Tetapi penentangan terkuat Laelangi di Kulisusu datang dari Sangiano Doule—seorang pemimpin komune paling awal di utara Kulisusu—Sangiano Doule konon menyimpan juga hati kepada Wa Bilahi.
Sangiano Doule lah yang mengambil Wa Bilahi sebagai istri sesudah Laelangi melepaskannya. Dengan Wa Bilahi, Sangiano Doule mempunyai anak bernama La Kokaka atau Kopasarano—seorang yang mengisyaratkan seperti ayahnya: menentangi Laelangi dan kesultanan Buton.
Sangiano Doule adalah seorang pembesar, ia pendatang pertama yang tinggal di utara Kulisusu, ia disebut bernama juga La Mahari atau bernama lakab lainnya: Kabuku Toraja.
Menurut tradisi lisan orang Kulisusu, Kabuku Toraja adalah putra Tadulako Raja Luwuk Sulawesi Tengah, tetapi kata “Toraja” di belakangnya menunjukkan sebenarnya asal datangnya dari Toraja, sebuah negeri yang pada abad ke-13 merupakan wilayah kekuasaan kerajaan Luwu Sulawesi Selatan
Sangiano Doule menentang Kulisusu menjadi bagian Kesultanan Buton, ia menginginkan Kulisusu sebagai kerajaan otonom sendiri yang merdeka, bebas, tidak bergantung pada kerajaan lain.
Sangiano Doule akhirnya dibunuh karena penentangannya pada bergabungnya Kulisusu ke kesultanan Buton itu. Ia ditangkap di Laa Ea ketika baru usai “Mongkocu” (memanen padi) nya, disiksa di Pangkulea pada muara teluk Wa Ode Buri, Mayatnya diarak keliling dari Ee Lahaji melalui Mataoleo sampai akhirnya ke Lemo, darahnya menetesi tanah setiap negeri di Kulisusu yang dilaluinya.

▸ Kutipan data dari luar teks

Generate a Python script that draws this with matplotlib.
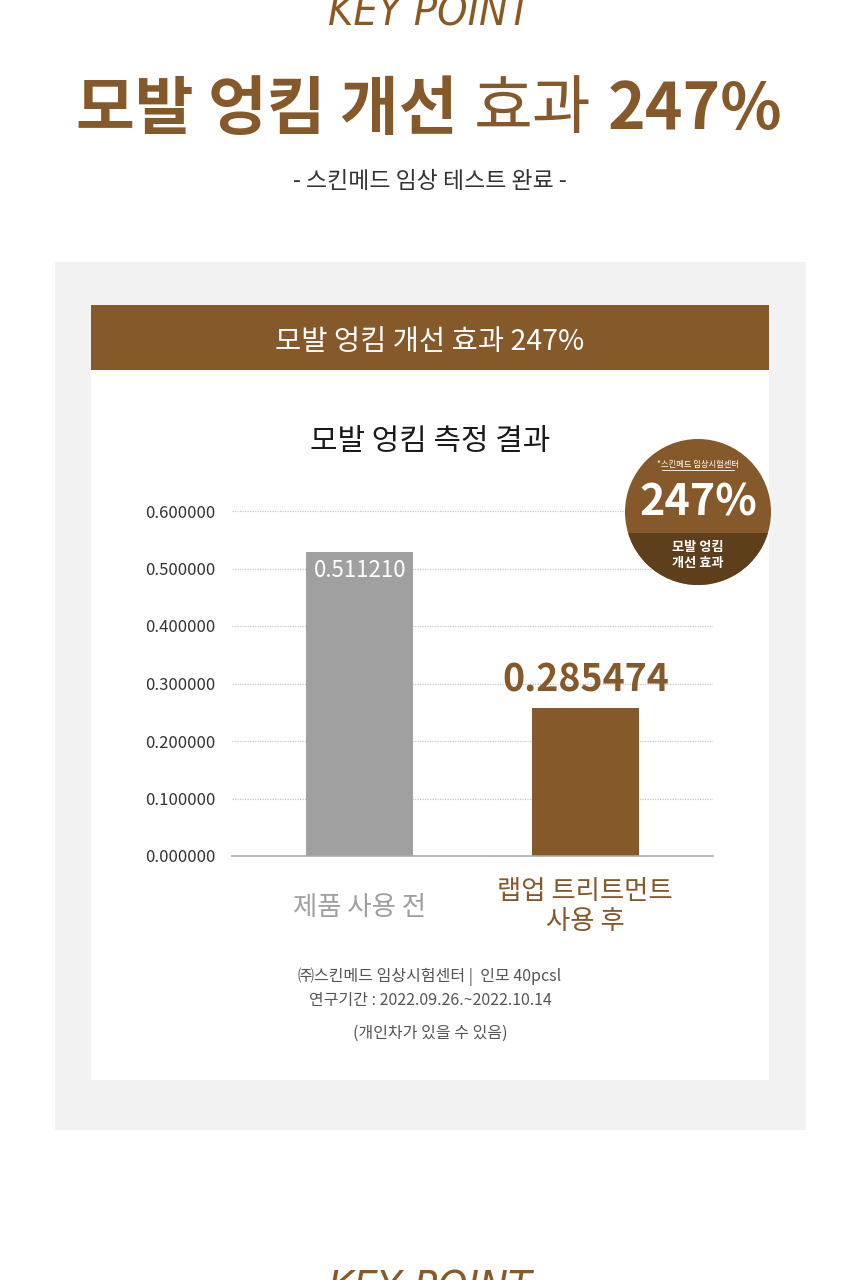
import matplotlib
matplotlib.use("Agg")
import matplotlib.pyplot as plt
from matplotlib.patches import Rectangle, Circle

plt.rcParams['font.family'] = ['Noto Sans CJK KR', 'DejaVu Sans']

# ---- data ----
categories = ["제품 사용 전", "랩업 트리트먼트\n사용 후"]
bar_heights = [0.529, 0.258]          # drawn bar heights
value_labels = ["0.511210", "0.285474"]
yticks = [0.0, 0.1, 0.2, 0.3, 0.4, 0.5, 0.6]
ytick_labels = ["%.6f" % v for v in yticks]
headline = ["모발 엉킴 개선", "효과", "247%"]
band_text = "모발 엉킴 개선 효과 247%"
chart_title = "모발 엉킴 측정 결과"
subtitle = "- 스킨메드 임상 테스트 완료 -"
footnotes = ["㈜스킨메드 임상시험센터 |  인모 40pcsl",
             "연구기간 : 2022.09.26.~2022.10.14",
             "(개인차가 있을 수 있음)"]
badge_source = "*스킨메드 임상시험센터"
badge_value = "247%"
badge_caption = "모발 엉킴\n개선 효과"

BROWN = "#86592a"
DARK_BROWN = "#5e3f1c"
GRAY_BAR = "#a0a0a0"

W, H = 860, 1280
fig = plt.figure(figsize=(W / 100, H / 100), dpi=100)
fig.patch.set_facecolor("white")

# background layer in pixel coordinates
bg = fig.add_axes([0, 0, 1, 1], zorder=0)
bg.set_xlim(0, W); bg.set_ylim(H, 0); bg.axis("off")

bg.text(430, 14, "KEY POINT", ha="center", va="center", fontsize=31,
        style="italic", color="#8a5a22", family="DejaVu Sans",
        fontstretch="condensed")
bg.text(430, 1290, "KEY POINT", ha="center", va="center", fontsize=31,
        style="italic", color="#8a5a22", family="DejaVu Sans",
        fontstretch="condensed")

bg.text(76, 110, headline[0], ha="left", va="center", fontsize=46, fontweight="bold", color=BROWN)
bg.text(474, 110, headline[1], ha="left", va="center", fontsize=46, fontweight="medium", color=BROWN)
bg.text(608, 110, headline[2], ha="left", va="center", fontsize=46, fontweight="bold", color=BROWN)
bg.text(430, 181, subtitle, ha="center", va="center", fontsize=16.5, color="#333333")

bg.add_patch(Rectangle((55, 262), 751, 868, facecolor="#f2f2f2", edgecolor="none"))
bg.add_patch(Rectangle((91, 305), 678, 775, facecolor="white", edgecolor="none"))
bg.add_patch(Rectangle((91, 305), 678, 65, facecolor=BROWN, edgecolor="none"))
bg.text(430, 342, band_text, ha="center", va="center", fontsize=20.5, color="white", fontweight="medium")
bg.text(430, 442, chart_title, ha="center", va="center", fontsize=21.5, color="#1a1a1a", fontweight="medium")

for y, t in zip([977, 1000, 1033], footnotes):
    bg.text(430, y, t, ha="center", va="center", fontsize=11.5, color="#555555")

# chart axes
ax = fig.add_axes([232 / W, (H - 856) / H, 481 / W, 345 / H], zorder=1)
ax.patch.set_alpha(0)
x = [0, 1]
ax.bar(x, bar_heights, width=0.473, color=[GRAY_BAR, BROWN], zorder=2)
ax.set_xlim(-0.566, 1.566)
ax.set_ylim(0, 0.6)
ax.set_yticks(yticks)
ax.set_yticklabels(ytick_labels, fontsize=12, color="#333333")
ax.tick_params(axis="y", length=0, pad=12)
ax.set_xticks([])
for s in ["top", "right", "left"]:
    ax.spines[s].set_visible(False)
ax.spines["bottom"].set_color("#aaaaaa")
ax.spines["bottom"].set_linewidth(1.2)
for v in yticks[1:]:
    ax.axhline(v, color="#c8c8c8", linestyle=(0, (1, 1)), linewidth=0.9, zorder=1)

ax.text(x[0], bar_heights[0] - 0.012, value_labels[0], ha="center", va="top",
        fontsize=16, color="white", fontweight="light", zorder=3)
ax.text(x[1], bar_heights[1] + 0.014, value_labels[1], ha="center", va="bottom",
        fontsize=27, color=BROWN, fontweight="bold", zorder=3)

ax.text(x[0], -0.09, categories[0], ha="center", va="center", fontsize=19,
        color=GRAY_BAR, fontweight="medium", clip_on=False)
ax.text(x[1], -0.088, categories[1], ha="center", va="center", fontsize=19,
        color=BROWN, fontweight="medium", linespacing=1.15, clip_on=False)

# badge on top layer
fg = fig.add_axes([0, 0, 1, 1], zorder=2)
fg.set_xlim(0, W); fg.set_ylim(H, 0); fg.axis("off")
circ = Circle((698, 512), 73, facecolor=BROWN, edgecolor="none")
fg.add_patch(circ)
lower = Rectangle((600, 533), 200, 100, facecolor=DARK_BROWN, edgecolor="none")
fg.add_patch(lower)
lower.set_clip_path(circ)
fg.text(698, 465, badge_source, ha="center", va="center", fontsize=6, color="white")
fg.plot([662, 734], [470, 470], color="white", lw=0.6)
fg.text(698, 502, badge_value, ha="center", va="center", fontsize=31, color="white", fontweight="bold")
fg.text(698, 555, badge_caption, ha="center", va="center", fontsize=9.5, color="white",
        fontweight="bold", linespacing=1.2)

fig.savefig("out.png", dpi=100)
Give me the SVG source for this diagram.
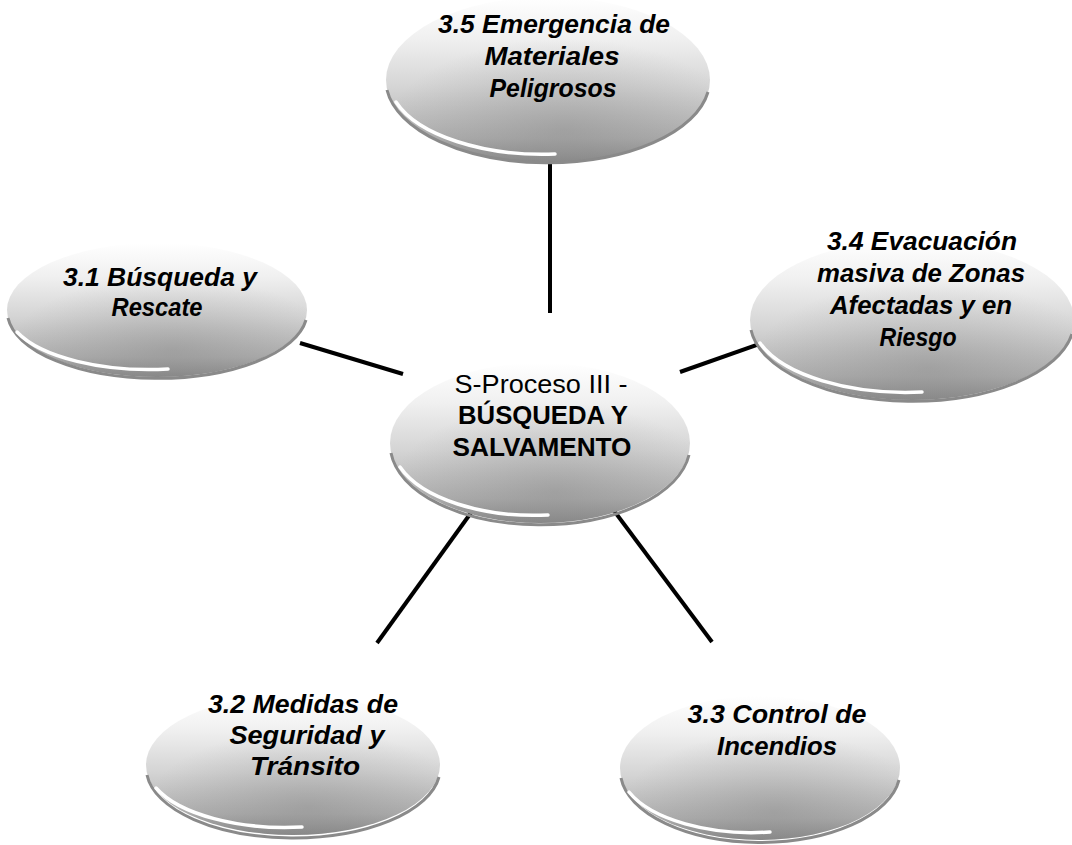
<svg xmlns="http://www.w3.org/2000/svg" width="1072" height="845" viewBox="0 0 1072 845">
<defs>
<linearGradient id="gBody" x1="0" y1="0" x2="0" y2="1">
<stop offset="0" stop-color="#ffffff"/>
<stop offset="0.25" stop-color="#f0f0f0"/>
<stop offset="0.55" stop-color="#d4d4d4"/>
<stop offset="0.85" stop-color="#b0b0b0"/>
<stop offset="1" stop-color="#8c8c8c"/>
</linearGradient>
<radialGradient id="gShade" cx="0.55" cy="0.8" r="0.55">
<stop offset="0" stop-color="#7a7a7a" stop-opacity="0.35"/>
<stop offset="1" stop-color="#7a7a7a" stop-opacity="0"/>
</radialGradient>
<style>
.body{fill:url(#gBody)}
.shade{fill:url(#gShade)}
.rim{fill:none;stroke:#8a8a8a;stroke-width:3}
.gloss{fill:none;stroke:#ffffff;stroke-width:3.5;stroke-linecap:round}
.lbl{font-family:"Liberation Sans",Arial,sans-serif;font-weight:bold;font-style:italic;font-size:25px;fill:#000;text-anchor:middle}
.ctr{font-family:"Liberation Sans",Arial,sans-serif;font-size:25px;fill:#000;text-anchor:middle}
.ctrb{font-weight:bold}
.conn{stroke:#000;stroke-width:4;fill:none;stroke-linecap:butt}
</style>
</defs>
<rect width="1072" height="845" fill="#ffffff"/>

<g id="connectors">
<line class="conn" x1="550" y1="160" x2="550" y2="313"/>
<line class="conn" x1="300" y1="343" x2="403" y2="374"/>
<line class="conn" x1="680" y1="372" x2="765" y2="342"/>
<line class="conn" x1="473" y1="510" x2="377" y2="643"/>
<line class="conn" x1="612" y1="508" x2="712" y2="642"/>
</g>

<g id="n35">
<ellipse class="body" cx="548" cy="80" rx="162" ry="83"/>
<ellipse class="shade" cx="548" cy="80" rx="162" ry="83"/>
<path class="rim" d="M 387 90 A 162 83 0 0 0 708 92"/>
<path class="gloss" d="M 396 102 A 154 75 0 0 0 555 154"/>
<text class="lbl"><tspan x="554" y="33" textLength="232" lengthAdjust="spacingAndGlyphs">3.5 Emergencia de</tspan><tspan x="552" y="65" textLength="135" lengthAdjust="spacingAndGlyphs">Materiales</tspan><tspan x="553" y="97" textLength="127" lengthAdjust="spacingAndGlyphs">Peligrosos</tspan></text>
</g>

<g id="n31">
<ellipse class="body" cx="157" cy="310" rx="150" ry="67"/>
<ellipse class="shade" cx="157" cy="310" rx="150" ry="67"/>
<path class="rim" d="M 8 318 A 150 67 0 0 0 306 320"/>
<path class="gloss" d="M 17 332 A 142 59 0 0 0 168 369"/>
<text class="lbl"><tspan x="160" y="286" textLength="194" lengthAdjust="spacingAndGlyphs">3.1 Búsqueda y</tspan><tspan x="157" y="316" textLength="91" lengthAdjust="spacingAndGlyphs">Rescate</tspan></text>
</g>

<g id="n0">
<ellipse class="body" cx="540" cy="443" rx="150" ry="80"/>
<ellipse class="shade" cx="540" cy="443" rx="150" ry="80"/>
<path class="rim" d="M 391 453 A 150 80 0 0 0 689 455"/>
<path class="gloss" d="M 400 467 A 142 72 0 0 0 548 515"/>
<text class="ctr"><tspan x="541" y="393" textLength="173" lengthAdjust="spacingAndGlyphs">S-Proceso III -</tspan><tspan class="ctrb" x="543" y="424" textLength="170" lengthAdjust="spacingAndGlyphs">BÚSQUEDA Y</tspan><tspan class="ctrb" x="542" y="456" textLength="179" lengthAdjust="spacingAndGlyphs">SALVAMENTO</tspan></text>
</g>

<g id="n34">
<ellipse class="body" cx="912" cy="320" rx="162" ry="80"/>
<ellipse class="shade" cx="912" cy="320" rx="162" ry="80"/>
<path class="rim" d="M 751 330 A 162 80 0 0 0 1072 334"/>
<path class="gloss" d="M 760 343 A 154 72 0 0 0 922 392"/>
<text class="lbl"><tspan x="922" y="250" textLength="190" lengthAdjust="spacingAndGlyphs">3.4 Evacuación</tspan><tspan x="921" y="282" textLength="208" lengthAdjust="spacingAndGlyphs">masiva de Zonas</tspan><tspan x="921" y="314" textLength="182" lengthAdjust="spacingAndGlyphs">Afectadas y en</tspan><tspan x="918" y="346" textLength="77" lengthAdjust="spacingAndGlyphs">Riesgo</tspan></text>
</g>

<g id="n32">
<ellipse class="body" cx="293" cy="765" rx="147" ry="70"/>
<ellipse class="shade" cx="293" cy="765" rx="147" ry="70"/>
<path class="rim" d="M 147 775 A 147 70 0 0 0 439 777"/>
<path class="gloss" d="M 156 788 A 139 62 0 0 0 302 827"/>
<text class="lbl"><tspan x="303" y="713" textLength="190" lengthAdjust="spacingAndGlyphs">3.2 Medidas de</tspan><tspan x="307" y="744" textLength="155" lengthAdjust="spacingAndGlyphs">Seguridad y</tspan><tspan x="305" y="775" textLength="110" lengthAdjust="spacingAndGlyphs">Tránsito</tspan></text>
</g>

<g id="n33">
<ellipse class="body" cx="760" cy="768" rx="140" ry="72"/>
<ellipse class="shade" cx="760" cy="768" rx="140" ry="72"/>
<path class="rim" d="M 621 778 A 140 72 0 0 0 899 780"/>
<path class="gloss" d="M 629 792 A 132 64 0 0 0 770 832"/>
<text class="lbl"><tspan x="777" y="723" textLength="179" lengthAdjust="spacingAndGlyphs">3.3 Control de</tspan><tspan x="777" y="755" textLength="120" lengthAdjust="spacingAndGlyphs">Incendios</tspan></text>
</g>
</svg>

Sejak itu usailah penentangan yang merintang di Kulisusu, Sangiano Doule dan bahkan turunannya tersisih dari kekuasaan sampai kini, sebagaimana Kaledupa, menjadilah Kulisusu bharata kesultanan Buton dengan trah Sangiano Lemo yang mengait patrilineal ke Laelangi di Wolio menjalankan sepenuhnya kekuasaan di sana.